Given instruction:
Copy exactly the lines from the beginning of the data down to and including the line holding "4.42, 4.71, 5.03]", without any pictures.

Available data:
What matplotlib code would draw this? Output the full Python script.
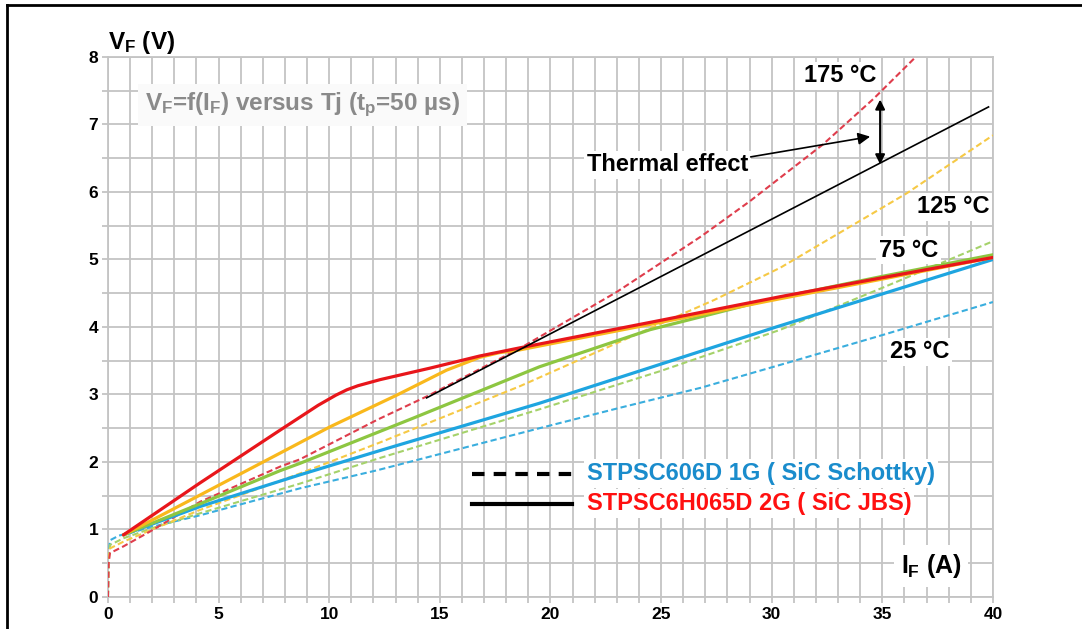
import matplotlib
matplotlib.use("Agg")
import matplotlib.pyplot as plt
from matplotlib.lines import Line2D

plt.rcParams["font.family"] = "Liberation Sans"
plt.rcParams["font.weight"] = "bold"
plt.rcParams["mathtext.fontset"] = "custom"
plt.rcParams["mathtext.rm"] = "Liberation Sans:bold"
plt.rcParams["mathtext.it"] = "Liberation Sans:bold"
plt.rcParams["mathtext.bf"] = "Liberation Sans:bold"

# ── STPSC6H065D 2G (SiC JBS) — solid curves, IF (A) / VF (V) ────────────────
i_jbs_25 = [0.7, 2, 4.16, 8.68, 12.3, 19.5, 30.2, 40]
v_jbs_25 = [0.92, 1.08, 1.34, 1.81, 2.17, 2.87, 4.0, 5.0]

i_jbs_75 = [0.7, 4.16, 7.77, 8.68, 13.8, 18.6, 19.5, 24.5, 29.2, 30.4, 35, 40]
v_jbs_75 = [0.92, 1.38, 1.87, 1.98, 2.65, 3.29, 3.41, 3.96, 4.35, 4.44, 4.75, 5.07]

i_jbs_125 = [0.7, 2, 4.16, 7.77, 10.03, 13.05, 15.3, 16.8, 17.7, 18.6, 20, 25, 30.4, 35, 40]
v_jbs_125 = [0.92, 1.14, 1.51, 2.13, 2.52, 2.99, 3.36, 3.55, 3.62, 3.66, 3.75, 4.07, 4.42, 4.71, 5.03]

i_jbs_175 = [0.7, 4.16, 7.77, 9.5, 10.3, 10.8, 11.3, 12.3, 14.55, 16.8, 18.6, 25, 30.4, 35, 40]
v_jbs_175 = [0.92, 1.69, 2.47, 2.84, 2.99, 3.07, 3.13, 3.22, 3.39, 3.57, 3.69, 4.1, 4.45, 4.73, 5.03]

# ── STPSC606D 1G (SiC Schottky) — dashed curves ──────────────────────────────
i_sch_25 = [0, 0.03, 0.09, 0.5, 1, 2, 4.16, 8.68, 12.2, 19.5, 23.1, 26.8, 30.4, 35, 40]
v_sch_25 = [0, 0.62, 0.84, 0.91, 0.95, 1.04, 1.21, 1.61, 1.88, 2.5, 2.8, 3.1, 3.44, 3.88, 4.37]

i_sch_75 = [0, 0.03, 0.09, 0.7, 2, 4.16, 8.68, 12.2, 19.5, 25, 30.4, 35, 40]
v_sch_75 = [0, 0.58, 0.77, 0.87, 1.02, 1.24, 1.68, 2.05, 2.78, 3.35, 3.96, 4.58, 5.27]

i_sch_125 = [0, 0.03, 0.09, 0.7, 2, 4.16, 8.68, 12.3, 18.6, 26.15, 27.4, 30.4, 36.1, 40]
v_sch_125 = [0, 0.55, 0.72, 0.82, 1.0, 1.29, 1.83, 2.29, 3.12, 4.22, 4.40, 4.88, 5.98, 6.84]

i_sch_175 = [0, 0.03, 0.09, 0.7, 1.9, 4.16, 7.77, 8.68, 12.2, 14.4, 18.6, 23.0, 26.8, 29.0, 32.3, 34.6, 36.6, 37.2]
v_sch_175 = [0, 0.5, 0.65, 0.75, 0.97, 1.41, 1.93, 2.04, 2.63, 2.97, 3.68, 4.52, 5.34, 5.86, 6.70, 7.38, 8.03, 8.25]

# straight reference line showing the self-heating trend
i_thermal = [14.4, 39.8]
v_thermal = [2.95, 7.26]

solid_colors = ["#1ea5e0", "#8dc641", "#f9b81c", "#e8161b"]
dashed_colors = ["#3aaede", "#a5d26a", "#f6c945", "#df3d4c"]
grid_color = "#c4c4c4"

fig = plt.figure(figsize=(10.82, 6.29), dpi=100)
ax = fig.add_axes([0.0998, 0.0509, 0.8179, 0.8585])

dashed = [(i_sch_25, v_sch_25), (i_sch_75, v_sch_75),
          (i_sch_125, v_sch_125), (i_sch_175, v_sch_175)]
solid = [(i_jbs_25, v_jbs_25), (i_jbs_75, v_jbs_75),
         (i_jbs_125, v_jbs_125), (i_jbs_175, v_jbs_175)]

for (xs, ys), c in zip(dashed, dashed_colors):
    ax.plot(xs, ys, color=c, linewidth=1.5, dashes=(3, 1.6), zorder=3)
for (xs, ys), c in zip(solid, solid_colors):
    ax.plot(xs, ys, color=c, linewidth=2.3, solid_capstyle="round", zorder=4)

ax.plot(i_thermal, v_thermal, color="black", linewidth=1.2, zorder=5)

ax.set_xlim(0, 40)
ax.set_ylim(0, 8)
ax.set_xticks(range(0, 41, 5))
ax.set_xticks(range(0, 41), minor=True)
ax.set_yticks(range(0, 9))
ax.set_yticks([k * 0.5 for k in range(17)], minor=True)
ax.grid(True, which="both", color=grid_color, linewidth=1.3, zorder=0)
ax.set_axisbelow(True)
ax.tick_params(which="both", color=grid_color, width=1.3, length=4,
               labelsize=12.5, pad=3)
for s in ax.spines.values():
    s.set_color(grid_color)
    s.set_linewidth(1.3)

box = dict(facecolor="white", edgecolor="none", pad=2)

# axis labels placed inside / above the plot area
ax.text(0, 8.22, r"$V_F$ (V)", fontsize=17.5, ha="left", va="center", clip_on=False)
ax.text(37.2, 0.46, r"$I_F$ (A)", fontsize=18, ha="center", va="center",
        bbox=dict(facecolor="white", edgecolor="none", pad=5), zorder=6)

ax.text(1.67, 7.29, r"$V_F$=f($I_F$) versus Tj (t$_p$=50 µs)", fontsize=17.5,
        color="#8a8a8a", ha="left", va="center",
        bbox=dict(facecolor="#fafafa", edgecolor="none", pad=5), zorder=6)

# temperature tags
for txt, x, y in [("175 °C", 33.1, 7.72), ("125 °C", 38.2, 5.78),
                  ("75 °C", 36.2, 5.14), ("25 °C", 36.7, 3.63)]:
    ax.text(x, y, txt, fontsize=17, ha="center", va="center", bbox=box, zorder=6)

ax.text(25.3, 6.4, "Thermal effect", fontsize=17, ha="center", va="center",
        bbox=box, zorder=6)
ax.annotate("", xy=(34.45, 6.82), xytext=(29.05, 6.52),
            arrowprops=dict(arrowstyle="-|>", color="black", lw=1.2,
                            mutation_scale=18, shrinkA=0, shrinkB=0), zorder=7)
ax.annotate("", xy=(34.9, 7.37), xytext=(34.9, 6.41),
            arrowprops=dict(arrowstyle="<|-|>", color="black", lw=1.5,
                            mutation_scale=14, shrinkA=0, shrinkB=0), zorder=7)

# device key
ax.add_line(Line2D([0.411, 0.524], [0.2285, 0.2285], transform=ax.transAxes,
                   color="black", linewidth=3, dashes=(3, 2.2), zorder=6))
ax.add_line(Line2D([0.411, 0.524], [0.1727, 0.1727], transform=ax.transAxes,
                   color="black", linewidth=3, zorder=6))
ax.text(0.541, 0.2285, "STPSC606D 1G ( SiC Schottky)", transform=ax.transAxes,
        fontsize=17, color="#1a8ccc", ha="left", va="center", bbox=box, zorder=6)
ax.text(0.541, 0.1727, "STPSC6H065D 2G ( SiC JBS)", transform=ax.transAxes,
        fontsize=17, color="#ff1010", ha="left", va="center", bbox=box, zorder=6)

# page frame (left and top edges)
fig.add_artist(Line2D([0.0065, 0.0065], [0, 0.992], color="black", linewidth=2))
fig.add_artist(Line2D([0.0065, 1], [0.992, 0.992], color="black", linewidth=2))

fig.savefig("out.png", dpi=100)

Solution:
What matplotlib code would draw this? Output the full Python script.
import matplotlib
matplotlib.use("Agg")
import matplotlib.pyplot as plt
from matplotlib.lines import Line2D

plt.rcParams["font.family"] = "Liberation Sans"
plt.rcParams["font.weight"] = "bold"
plt.rcParams["mathtext.fontset"] = "custom"
plt.rcParams["mathtext.rm"] = "Liberation Sans:bold"
plt.rcParams["mathtext.it"] = "Liberation Sans:bold"
plt.rcParams["mathtext.bf"] = "Liberation Sans:bold"

# ── STPSC6H065D 2G (SiC JBS) — solid curves, IF (A) / VF (V) ────────────────
i_jbs_25 = [0.7, 2, 4.16, 8.68, 12.3, 19.5, 30.2, 40]
v_jbs_25 = [0.92, 1.08, 1.34, 1.81, 2.17, 2.87, 4.0, 5.0]

i_jbs_75 = [0.7, 4.16, 7.77, 8.68, 13.8, 18.6, 19.5, 24.5, 29.2, 30.4, 35, 40]
v_jbs_75 = [0.92, 1.38, 1.87, 1.98, 2.65, 3.29, 3.41, 3.96, 4.35, 4.44, 4.75, 5.07]

i_jbs_125 = [0.7, 2, 4.16, 7.77, 10.03, 13.05, 15.3, 16.8, 17.7, 18.6, 20, 25, 30.4, 35, 40]
v_jbs_125 = [0.92, 1.14, 1.51, 2.13, 2.52, 2.99, 3.36, 3.55, 3.62, 3.66, 3.75, 4.07, 4.42, 4.71, 5.03]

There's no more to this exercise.